Short problem: Print, without altering anything, the lines from the one that holds "Write the matplotlib code for this chart." to the one that holds "ax.tick_params(axis='x', length=0, pad=12)", inclusive. No other lines belong in the output.
§
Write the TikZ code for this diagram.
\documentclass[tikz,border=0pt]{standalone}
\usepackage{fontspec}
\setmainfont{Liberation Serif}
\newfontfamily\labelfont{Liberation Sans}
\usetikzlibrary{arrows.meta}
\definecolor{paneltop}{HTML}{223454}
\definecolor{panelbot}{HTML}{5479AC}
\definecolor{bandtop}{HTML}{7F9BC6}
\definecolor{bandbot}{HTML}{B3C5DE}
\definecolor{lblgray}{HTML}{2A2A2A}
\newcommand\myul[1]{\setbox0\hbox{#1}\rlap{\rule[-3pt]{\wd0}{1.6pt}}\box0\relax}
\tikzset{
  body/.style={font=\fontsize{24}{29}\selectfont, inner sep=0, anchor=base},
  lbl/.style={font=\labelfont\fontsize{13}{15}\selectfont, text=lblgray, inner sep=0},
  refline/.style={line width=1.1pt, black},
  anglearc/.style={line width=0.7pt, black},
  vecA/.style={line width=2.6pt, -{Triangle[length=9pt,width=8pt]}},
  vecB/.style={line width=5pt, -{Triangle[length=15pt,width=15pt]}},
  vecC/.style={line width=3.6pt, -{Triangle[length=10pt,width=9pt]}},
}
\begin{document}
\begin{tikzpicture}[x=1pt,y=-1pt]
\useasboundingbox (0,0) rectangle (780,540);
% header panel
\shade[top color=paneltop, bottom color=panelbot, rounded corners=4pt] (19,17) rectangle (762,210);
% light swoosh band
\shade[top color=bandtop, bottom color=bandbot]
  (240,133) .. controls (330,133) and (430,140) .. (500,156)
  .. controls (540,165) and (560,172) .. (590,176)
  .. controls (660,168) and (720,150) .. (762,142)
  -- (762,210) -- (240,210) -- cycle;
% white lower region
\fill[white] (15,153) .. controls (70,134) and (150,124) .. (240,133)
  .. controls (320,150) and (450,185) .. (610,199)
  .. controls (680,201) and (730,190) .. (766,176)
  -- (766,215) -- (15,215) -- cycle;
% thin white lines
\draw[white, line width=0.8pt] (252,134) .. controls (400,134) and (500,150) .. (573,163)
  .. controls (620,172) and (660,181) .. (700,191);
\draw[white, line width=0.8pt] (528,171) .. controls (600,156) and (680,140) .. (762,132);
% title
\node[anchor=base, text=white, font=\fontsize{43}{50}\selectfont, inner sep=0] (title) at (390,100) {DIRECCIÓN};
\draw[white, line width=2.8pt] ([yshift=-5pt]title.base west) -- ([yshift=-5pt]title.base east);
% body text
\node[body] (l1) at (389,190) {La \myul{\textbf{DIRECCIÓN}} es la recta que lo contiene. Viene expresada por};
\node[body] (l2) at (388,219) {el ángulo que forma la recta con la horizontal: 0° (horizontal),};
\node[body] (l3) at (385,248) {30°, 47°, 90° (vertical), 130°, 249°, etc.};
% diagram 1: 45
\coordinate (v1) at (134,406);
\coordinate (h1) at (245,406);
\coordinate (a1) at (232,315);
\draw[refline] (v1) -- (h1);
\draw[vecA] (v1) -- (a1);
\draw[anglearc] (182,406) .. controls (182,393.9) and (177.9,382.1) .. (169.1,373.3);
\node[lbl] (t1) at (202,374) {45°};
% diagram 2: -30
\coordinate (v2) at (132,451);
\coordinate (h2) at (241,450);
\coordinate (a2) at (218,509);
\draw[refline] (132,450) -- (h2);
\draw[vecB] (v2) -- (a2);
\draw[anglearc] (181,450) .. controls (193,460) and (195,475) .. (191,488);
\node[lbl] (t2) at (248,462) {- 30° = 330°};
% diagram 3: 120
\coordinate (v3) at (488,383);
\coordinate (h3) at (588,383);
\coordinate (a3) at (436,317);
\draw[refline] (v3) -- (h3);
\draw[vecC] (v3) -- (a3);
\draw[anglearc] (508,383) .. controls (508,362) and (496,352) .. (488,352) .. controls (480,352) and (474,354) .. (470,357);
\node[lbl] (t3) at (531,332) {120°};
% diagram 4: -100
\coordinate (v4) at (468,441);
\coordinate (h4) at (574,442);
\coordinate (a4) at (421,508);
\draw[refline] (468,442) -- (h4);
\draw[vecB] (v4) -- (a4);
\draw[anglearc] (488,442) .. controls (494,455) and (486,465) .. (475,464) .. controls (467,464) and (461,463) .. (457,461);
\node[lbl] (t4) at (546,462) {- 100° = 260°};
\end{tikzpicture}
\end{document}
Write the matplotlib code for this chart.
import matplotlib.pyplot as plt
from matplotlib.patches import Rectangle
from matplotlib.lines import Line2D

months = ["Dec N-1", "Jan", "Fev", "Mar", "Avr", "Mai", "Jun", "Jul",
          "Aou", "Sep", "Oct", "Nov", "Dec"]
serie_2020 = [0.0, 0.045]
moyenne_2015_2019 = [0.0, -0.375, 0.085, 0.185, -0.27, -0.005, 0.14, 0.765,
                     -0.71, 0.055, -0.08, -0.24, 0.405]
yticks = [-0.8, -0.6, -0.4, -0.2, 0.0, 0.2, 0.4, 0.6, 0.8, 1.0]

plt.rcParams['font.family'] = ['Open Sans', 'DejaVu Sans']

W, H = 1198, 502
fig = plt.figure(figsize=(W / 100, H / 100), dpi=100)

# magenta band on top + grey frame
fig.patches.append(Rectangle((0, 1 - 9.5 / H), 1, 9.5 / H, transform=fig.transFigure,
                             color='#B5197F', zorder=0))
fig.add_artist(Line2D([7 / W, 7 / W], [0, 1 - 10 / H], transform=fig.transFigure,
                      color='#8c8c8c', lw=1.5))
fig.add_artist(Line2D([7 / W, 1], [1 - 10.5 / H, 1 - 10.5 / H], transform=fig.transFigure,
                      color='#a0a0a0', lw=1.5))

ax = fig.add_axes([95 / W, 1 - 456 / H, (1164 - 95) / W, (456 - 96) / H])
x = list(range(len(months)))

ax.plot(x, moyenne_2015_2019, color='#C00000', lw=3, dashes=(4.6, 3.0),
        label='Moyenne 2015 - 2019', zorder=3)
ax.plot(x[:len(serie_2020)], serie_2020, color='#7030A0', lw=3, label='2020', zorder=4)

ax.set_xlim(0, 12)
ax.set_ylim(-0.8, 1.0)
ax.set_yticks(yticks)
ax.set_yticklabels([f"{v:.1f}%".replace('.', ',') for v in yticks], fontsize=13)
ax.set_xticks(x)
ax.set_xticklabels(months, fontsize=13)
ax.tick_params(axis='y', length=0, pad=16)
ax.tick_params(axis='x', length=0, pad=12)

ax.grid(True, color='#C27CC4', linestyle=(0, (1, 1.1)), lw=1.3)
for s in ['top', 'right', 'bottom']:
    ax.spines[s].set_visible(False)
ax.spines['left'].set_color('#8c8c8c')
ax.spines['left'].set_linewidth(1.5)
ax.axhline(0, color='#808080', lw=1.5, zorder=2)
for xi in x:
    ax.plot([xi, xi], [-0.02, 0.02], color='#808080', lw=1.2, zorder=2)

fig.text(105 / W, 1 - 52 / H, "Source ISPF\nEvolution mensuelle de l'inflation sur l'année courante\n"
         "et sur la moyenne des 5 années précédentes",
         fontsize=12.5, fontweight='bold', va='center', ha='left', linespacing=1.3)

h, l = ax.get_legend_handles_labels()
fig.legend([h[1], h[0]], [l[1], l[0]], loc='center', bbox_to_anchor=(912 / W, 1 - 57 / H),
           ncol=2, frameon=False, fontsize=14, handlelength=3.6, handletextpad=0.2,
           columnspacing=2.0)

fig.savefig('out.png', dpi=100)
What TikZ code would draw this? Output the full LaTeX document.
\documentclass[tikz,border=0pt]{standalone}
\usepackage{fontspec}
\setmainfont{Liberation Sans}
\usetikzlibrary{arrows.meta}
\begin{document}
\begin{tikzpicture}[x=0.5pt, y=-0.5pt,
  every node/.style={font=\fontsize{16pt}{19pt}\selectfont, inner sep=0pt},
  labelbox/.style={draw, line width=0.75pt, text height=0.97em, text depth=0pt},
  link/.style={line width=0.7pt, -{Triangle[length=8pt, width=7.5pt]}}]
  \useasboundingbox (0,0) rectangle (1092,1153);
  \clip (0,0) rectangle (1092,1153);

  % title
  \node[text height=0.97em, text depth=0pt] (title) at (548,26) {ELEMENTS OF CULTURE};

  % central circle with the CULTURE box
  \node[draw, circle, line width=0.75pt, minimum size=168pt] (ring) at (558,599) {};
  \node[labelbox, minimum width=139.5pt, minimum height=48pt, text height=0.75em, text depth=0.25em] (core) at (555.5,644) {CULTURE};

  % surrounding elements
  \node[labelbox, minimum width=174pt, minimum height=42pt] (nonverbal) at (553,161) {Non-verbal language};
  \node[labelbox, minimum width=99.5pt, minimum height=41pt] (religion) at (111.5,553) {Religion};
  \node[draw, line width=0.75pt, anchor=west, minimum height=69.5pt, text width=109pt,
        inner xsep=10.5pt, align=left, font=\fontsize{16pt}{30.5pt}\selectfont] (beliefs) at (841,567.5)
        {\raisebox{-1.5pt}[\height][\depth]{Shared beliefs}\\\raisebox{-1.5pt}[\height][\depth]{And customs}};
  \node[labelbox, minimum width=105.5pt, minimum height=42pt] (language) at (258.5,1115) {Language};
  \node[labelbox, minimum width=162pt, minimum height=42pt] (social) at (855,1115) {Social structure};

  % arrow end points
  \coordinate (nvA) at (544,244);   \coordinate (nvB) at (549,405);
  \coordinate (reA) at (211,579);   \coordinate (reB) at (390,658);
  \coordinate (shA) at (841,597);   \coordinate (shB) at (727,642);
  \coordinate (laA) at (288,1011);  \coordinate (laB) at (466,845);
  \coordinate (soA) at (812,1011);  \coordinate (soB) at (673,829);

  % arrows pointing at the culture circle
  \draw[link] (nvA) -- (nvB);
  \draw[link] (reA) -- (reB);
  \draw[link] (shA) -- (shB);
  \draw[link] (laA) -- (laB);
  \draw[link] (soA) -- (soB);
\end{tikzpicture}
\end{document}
§
Written response:
Write the matplotlib code for this chart.
import matplotlib.pyplot as plt
from matplotlib.patches import Rectangle
from matplotlib.lines import Line2D

months = ["Dec N-1", "Jan", "Fev", "Mar", "Avr", "Mai", "Jun", "Jul",
          "Aou", "Sep", "Oct", "Nov", "Dec"]
serie_2020 = [0.0, 0.045]
moyenne_2015_2019 = [0.0, -0.375, 0.085, 0.185, -0.27, -0.005, 0.14, 0.765,
                     -0.71, 0.055, -0.08, -0.24, 0.405]
yticks = [-0.8, -0.6, -0.4, -0.2, 0.0, 0.2, 0.4, 0.6, 0.8, 1.0]

plt.rcParams['font.family'] = ['Open Sans', 'DejaVu Sans']

W, H = 1198, 502
fig = plt.figure(figsize=(W / 100, H / 100), dpi=100)

# magenta band on top + grey frame
fig.patches.append(Rectangle((0, 1 - 9.5 / H), 1, 9.5 / H, transform=fig.transFigure,
                             color='#B5197F', zorder=0))
fig.add_artist(Line2D([7 / W, 7 / W], [0, 1 - 10 / H], transform=fig.transFigure,
                      color='#8c8c8c', lw=1.5))
fig.add_artist(Line2D([7 / W, 1], [1 - 10.5 / H, 1 - 10.5 / H], transform=fig.transFigure,
                      color='#a0a0a0', lw=1.5))

ax = fig.add_axes([95 / W, 1 - 456 / H, (1164 - 95) / W, (456 - 96) / H])
x = list(range(len(months)))

ax.plot(x, moyenne_2015_2019, color='#C00000', lw=3, dashes=(4.6, 3.0),
        label='Moyenne 2015 - 2019', zorder=3)
ax.plot(x[:len(serie_2020)], serie_2020, color='#7030A0', lw=3, label='2020', zorder=4)

ax.set_xlim(0, 12)
ax.set_ylim(-0.8, 1.0)
ax.set_yticks(yticks)
ax.set_yticklabels([f"{v:.1f}%".replace('.', ',') for v in yticks], fontsize=13)
ax.set_xticks(x)
ax.set_xticklabels(months, fontsize=13)
ax.tick_params(axis='y', length=0, pad=16)
ax.tick_params(axis='x', length=0, pad=12)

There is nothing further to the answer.